Monday, Dec. 20, 1948
The Big Fellow
Gustave Courbet was a handsome farmer's boy who grew up to be a beer-swilling, loud-mouthed giant--and one of the great painters of the 19th Century. While he lived, Courbet was generally belittled, and after his death he was eclipsed by the sunny brilliance of Manet. But the retrospective exhibition of Courbet's art staged in a Manhattan gallery last week, the biggest Courbet show ever seen in the U.S., gave ample proof of the big fellow's permanence and power.
When he first turned up in Paris in 1839, the farm boy was a little hard for his art teachers to take. He sat at the back of the life class with a huge paintbox by his side, doing studies three times as big as anyone else's. Instead of pumping his instructors he wandered alone in the Louvre, picked up a lot from looking at Rembrandt and the Spaniards.
Socialistic Plumpness. Because they had none of the sickly romanticism fashionable in his day, Courbet's paintings were laughed at. One critic complained that Courbet must be a socialist: his nudes were so plumply inelegant. Another of Courbet's critics may have been the first, but by no means the last, man to look at a picture and remark that his kids could do it better.

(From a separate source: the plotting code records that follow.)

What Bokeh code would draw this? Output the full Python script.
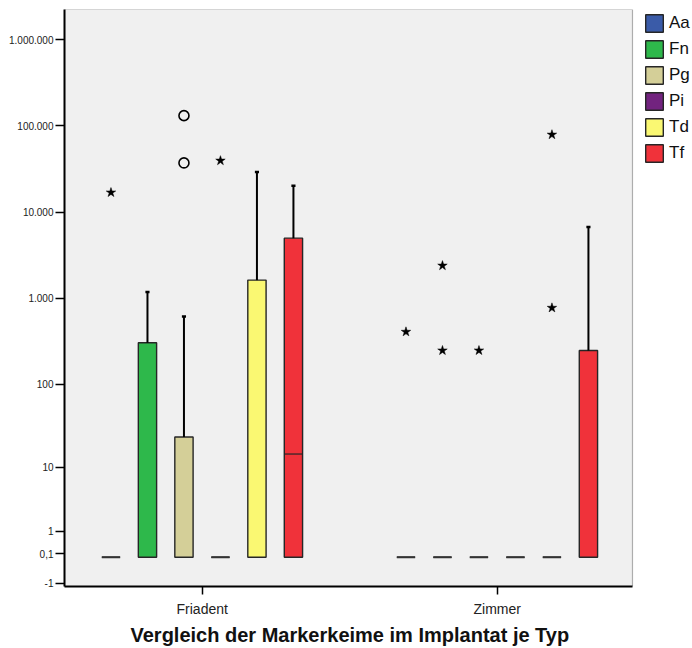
import numpy as np
from bokeh.plotting import figure
from bokeh.models import (ColumnDataSource, FixedTicker, Legend, LegendItem, Range1d,
                          BoxAnnotation, Title)
from bokeh.embed import file_html
from bokeh.resources import INLINE

# ---------------- data ----------------
groups = ["Friadent", "Zimmer"]
species = ["Aa", "Fn", "Pg", "Pi", "Td", "Tf"]
colors = ["#3A5BA8", "#2EB84B", "#D4CF98", "#72237F", "#FAF872", "#F0323A"]

# box statistics per group, in species order
fri_q1 = [0, 0, 0, 0, 0, 0]
fri_med = [0, 0, 0, 0, 0, 14.7]
fri_q3 = [0, 305, 23.7, 0, 1630, 5000]
fri_whisk = [0, 1190, 616, 0, 29300, 20300]

zim_q1 = [0, 0, 0, 0, 0, 0]
zim_med = [0, 0, 0, 0, 0, 0]
zim_q3 = [0, 0, 0, 0, 0, 248]
zim_whisk = [0, 0, 0, 0, 0, 6750]

# outliers (circles) and extremes (stars): (group, species, value)
out_group = ["Friadent", "Friadent"]
out_species = ["Pg", "Pg"]
out_value = [131600, 37250]

ext_group = ["Friadent", "Friadent", "Zimmer", "Zimmer", "Zimmer", "Zimmer", "Zimmer", "Zimmer"]
ext_species = ["Aa", "Pi", "Aa", "Fn", "Fn", "Pg", "Td", "Td"]
ext_value = [16900, 39600, 409, 2400, 248, 248, 79200, 777]

y_tick_values = [-1, 0.1, 1, 10, 100, 1000, 10000, 100000, 1000000]
y_tick_labels = ["-1", "0,1", "1", "10", "100", "1.000", "10.000", "100.000", "1.000.000"]

x_title = "Vergleich der Markerkeime im Implantat je Typ"

# ---------------- helpers ----------------
def tr(v):
    v = np.asarray(v, dtype=float)
    return np.sign(v) * np.log10(1 + np.abs(v))

STEP = 0.1237
BW = 0.062
CAP = 0.007

def xpos(g, s):
    return groups.index(g) + 1 + (species.index(s) - 2.5) * STEP

FONT = "Liberation Sans"
W, H = 692, 648
ML, MT, MB, MR = 64, 9, 62, 0
FW, FH = W - ML - MR, H - MT - MB
X0, XPLOT_END = 0.5332, 2.4586
PXU = 295.0
X1 = X0 + FW / PXU

p = figure(width=W, height=H, output_backend="svg", toolbar_location=None,
           x_range=Range1d(X0, X1), y_range=Range1d(-0.34, 6.35),
           min_border_left=ML, min_border_top=MT, min_border_bottom=MB, min_border_right=MR)
p.background_fill_color = "white"
p.border_fill_color = "white"
p.outline_line_color = None
p.xgrid.visible = False
p.ygrid.visible = False

p.add_layout(BoxAnnotation(right=XPLOT_END, fill_color="#F0F0F0", fill_alpha=1,
                           line_color="black", line_width=1.2, level="underlay"))

stats = {"Friadent": (fri_q1, fri_med, fri_q3, fri_whisk),
         "Zimmer": (zim_q1, zim_med, zim_q3, zim_whisk)}

legend_items = []
flat_x0, flat_x1, flat_y = [], [], []
wx, wy0, wy1 = [], [], []
cx0, cx1, cy = [], [], []
mx0, mx1, my = [], [], []
for si, s in enumerate(species):
    L, R, B, T = [], [], [], []
    for g in groups:
        q1, med, q3, wh = (arr[si] for arr in stats[g])
        x = xpos(g, s)
        L.append(x - BW / 2); R.append(x + BW / 2)
        B.append(float(tr(q1))); T.append(float(tr(q3)))
        if q3 > q1:
            if med > q1:
                mx0.append(x - BW / 2); mx1.append(x + BW / 2); my.append(float(tr(med)))
        else:
            flat_x0.append(x - BW / 2); flat_x1.append(x + BW / 2); flat_y.append(float(tr(q1)))
        if wh > q3:
            wx.append(x); wy0.append(float(tr(q3))); wy1.append(float(tr(wh)))
            cx0.append(x - CAP); cx1.append(x + CAP); cy.append(float(tr(wh)))
    src = ColumnDataSource(dict(left=L, right=R, bottom=B, top=T))
    r = p.quad(left="left", right="right", bottom="bottom", top="top", source=src,
               fill_color=colors[si], line_color="#262626", line_width=1.4)
    legend_items.append(LegendItem(label=s, renderers=[r]))

p.segment(x0="x", y0="y0", x1="x", y1="y1",
          source=ColumnDataSource(dict(x=wx, y0=wy0, y1=wy1)), line_color="black", line_width=2)
p.segment(x0="x0", y0="y", x1="x1", y1="y",
          source=ColumnDataSource(dict(x0=cx0, x1=cx1, y=cy)), line_color="black", line_width=2.5)
p.segment(x0="x0", y0="y", x1="x1", y1="y",
          source=ColumnDataSource(dict(x0=mx0, x1=mx1, y=my)), line_color="#262626", line_width=1.2)
p.segment(x0="x0", y0="y", x1="x1", y1="y",
          source=ColumnDataSource(dict(x0=flat_x0, x1=flat_x1, y=flat_y)), line_color="#333333", line_width=2)

ox = [xpos(g, s) for g, s in zip(out_group, out_species)]
p.scatter(x=ox, y=list(tr(out_value)), marker="circle", size=10, fill_color=None,
          line_color="black", line_width=1.6)
ex = [xpos(g, s) for g, s in zip(ext_group, ext_species)]
p.scatter(x=ex, y=list(tr(ext_value)), marker="star", size=10, fill_color="black",
          line_color="black", line_width=0.5)

# axes
p.xaxis.bounds = (X0, XPLOT_END)
p.xaxis.ticker = FixedTicker(ticks=[1, 2])
p.xaxis.major_label_overrides = {1: groups[0], 2: groups[1]}
p.xaxis.minor_tick_line_color = None
p.xaxis.major_tick_in = 0
p.xaxis.major_tick_out = 8
p.xaxis.major_tick_line_width = 1.5
p.xaxis.axis_line_width = 2
p.xaxis.major_label_standoff = 6
p.xaxis.major_label_text_font = FONT
p.xaxis.major_label_text_font_size = "14px"
p.xaxis.major_label_text_color = "#222222"

# x-axis title, centred under the plot area (not under the legend)
TITLE_W = 436
title = Title(text=x_title, align="left", offset=(ML + (XPLOT_END - X0) * PXU / 2) - ML - TITLE_W / 2,
              text_font=FONT, text_font_size="20px", text_font_style="bold",
              text_color="#111111", standoff=4)
p.add_layout(title, "below")

yt = [float(v) for v in tr(y_tick_values)]
p.yaxis.ticker = FixedTicker(ticks=yt)
p.yaxis.major_label_overrides = {t: l for t, l in zip(yt, y_tick_labels)}
p.yaxis.minor_tick_line_color = None
p.yaxis.major_tick_in = 0
p.yaxis.major_tick_out = 9
p.yaxis.major_tick_line_width = 1.5
p.yaxis.axis_line_width = 2
p.yaxis.major_label_standoff = 2
p.yaxis.major_label_text_font = FONT
p.yaxis.major_label_text_font_size = "10px"
p.yaxis.major_label_text_color = "#222222"

PAD, GH, SP, N = 4, 22, 4, len(species)
LEG_H = 2 * PAD + N * GH + (N - 1) * SP
legend = Legend(items=legend_items, location=(643 - ML, (H - MB) - 4 - LEG_H),
                margin=0, padding=PAD,
                glyph_width=22, glyph_height=GH, spacing=SP, label_standoff=4,
                label_text_font=FONT, label_text_font_size="17px", label_text_color="#111111",
                border_line_color=None, background_fill_alpha=0)
p.add_layout(legend)

open("out.html", "w").write(file_html(p, INLINE))
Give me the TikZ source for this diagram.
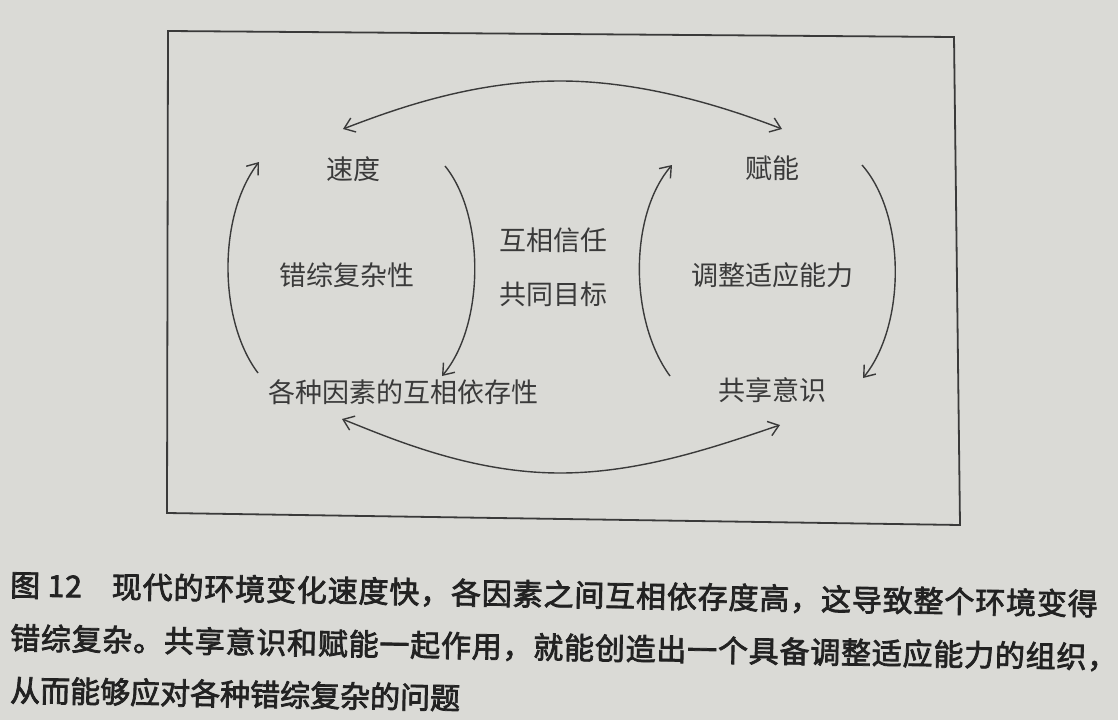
\documentclass[tikz,border=0pt]{standalone}
\usepackage{fontspec}
\usepackage{xcolor}
\usepackage{tikz}
\usetikzlibrary{arrows.meta, calc}

\newfontfamily\cjk{Noto Sans CJK SC}
\newfontfamily\cjkdam[FakeBold=2.5]{Noto Sans CJK SC}
\definecolor{giay}{RGB}{218,218,214}
\definecolor{muc}{RGB}{58,58,58}
\definecolor{chu}{RGB}{34,34,34}

\begin{document}
\begin{tikzpicture}[x=1pt, y=-1pt, >={Straight Barb[length=10pt,width=15pt]},
    tu/.style={font=\cjk\fontsize{27}{30}\selectfont, text=muc, inner sep=0pt},
    cung/.style={draw=muc, line width=1.4pt},
    chuthich/.style={anchor=west, font=\cjkdam\fontsize{30}{34}\selectfont, text=chu, inner sep=0pt, rotate=-1}]
    % Nền giấy và khung hình
    \fill[giay] (0,0) rectangle (1118,720);
    \useasboundingbox (0,0) rectangle (1118,720);
    \draw[muc, line width=1.8pt] (168,31) -- (954,37) -- (960,525) -- (167,513) -- cycle;

    % Vòng bên trái
    \node[tu] (sudu) at (353,169) {速度};
    \node[tu] (cuozong) at (347,275) {错综复杂性};
    \node[tu] (yicun) at (403,392) {各种因素的互相依存性};

    % Phần giữa
    \node[tu] (xinren) at (553,240) {互相信任};
    \node[tu] (mubiao) at (553,294) {共同目标};

    % Vòng bên phải
    \node[tu] (funeng) at (772,168) {赋能};
    \node[tu] (tiaozheng) at (772,275) {调整适应能力};
    \node[tu] (gongxiang) at (772,390) {共享意识};

    % Các cung mũi tên
    \draw[cung, ->] ([shift={(-145,-19)}]yicun.center) .. controls (218,320) and (218,215) .. ([shift={(-94,-7)}]sudu.center);
    \draw[cung, ->] ([shift={(92,-3)}]sudu.center) .. controls (485,215) and (485,325) .. ([shift={(39,-16)}]yicun.center);
    \draw[cung, ->] ([shift={(-102,-14)}]gongxiang.center) .. controls (629,320) and (629,215) .. ([shift={(-100,-3)}]funeng.center);
    \draw[cung, ->] ([shift={(90,-3)}]funeng.center) .. controls (906,215) and (906,325) .. ([shift={(91,-12)}]gongxiang.center);
    \draw[cung, <->] ([shift={(-10,-40)}]sudu.center) .. controls (390,111) and (470,81) .. (560,81)
        .. controls (640,81) and (720,105) .. ([shift={(10,-39)}]funeng.center);
    \draw[cung, <->] ([shift={(-61,27)}]yicun.center) .. controls (390,438) and (470,473) .. (560,473)
        .. controls (640,473) and (715,447) .. ([shift={(8,35)}]gongxiang.center);

    % Chú thích bên dưới
    \node[chuthich] (cap1) at (10,585) {\addfontfeatures{LetterSpace=2.8}图\ 12\hspace{30pt}现代的环境变化速度快，各因素之间互相依存度高，这导致整个环境变得};
    \node[chuthich] (cap2) at (10,638) {\addfontfeatures{LetterSpace=2.6}错综复杂。共享意识和赋能一起作用，就能创造出一个具备调整适应能力的组织，};
    \node[chuthich] (cap3) at (10,690) {从而能够应对各种错综复杂的问题};
\end{tikzpicture}
\end{document}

Courbet did see the world with a childlike directness and delight. He painted it, according to one contemporary, "as simply as an apple tree bears apples." He didn't much like being called a realist--it was a term of opprobrium in some circles in those days, too--but he used to pound on the table and insist that painting was a physical language having nothing to do with history, romance or religion. "Show me an angel," he shouted, "and I will paint one."
The Genius. Since no one showed him any angels, he painted gleaming seascapes in which one could almost whiff the salt air, and landscapes like Landscape at Ornans (see cut) that were solid and spacious enough to be mistaken for windows on reality. Well-pleased with himself, he did at least a dozen self-portraits. One, entitled Fortune Saluting Genius, showed him with a wealthy patron.
Courbet's best admirers were realists like himself (men like Novelist Zola), men who also swam against the popular current. To 20th Century eyes, Courbet looks like a rock-solid conservative. Actually, his realistic art not only ran counter to the great traditions of his day, it profoundly influenced Manet, Renoir and Cezanne, the founding fathers of modern art.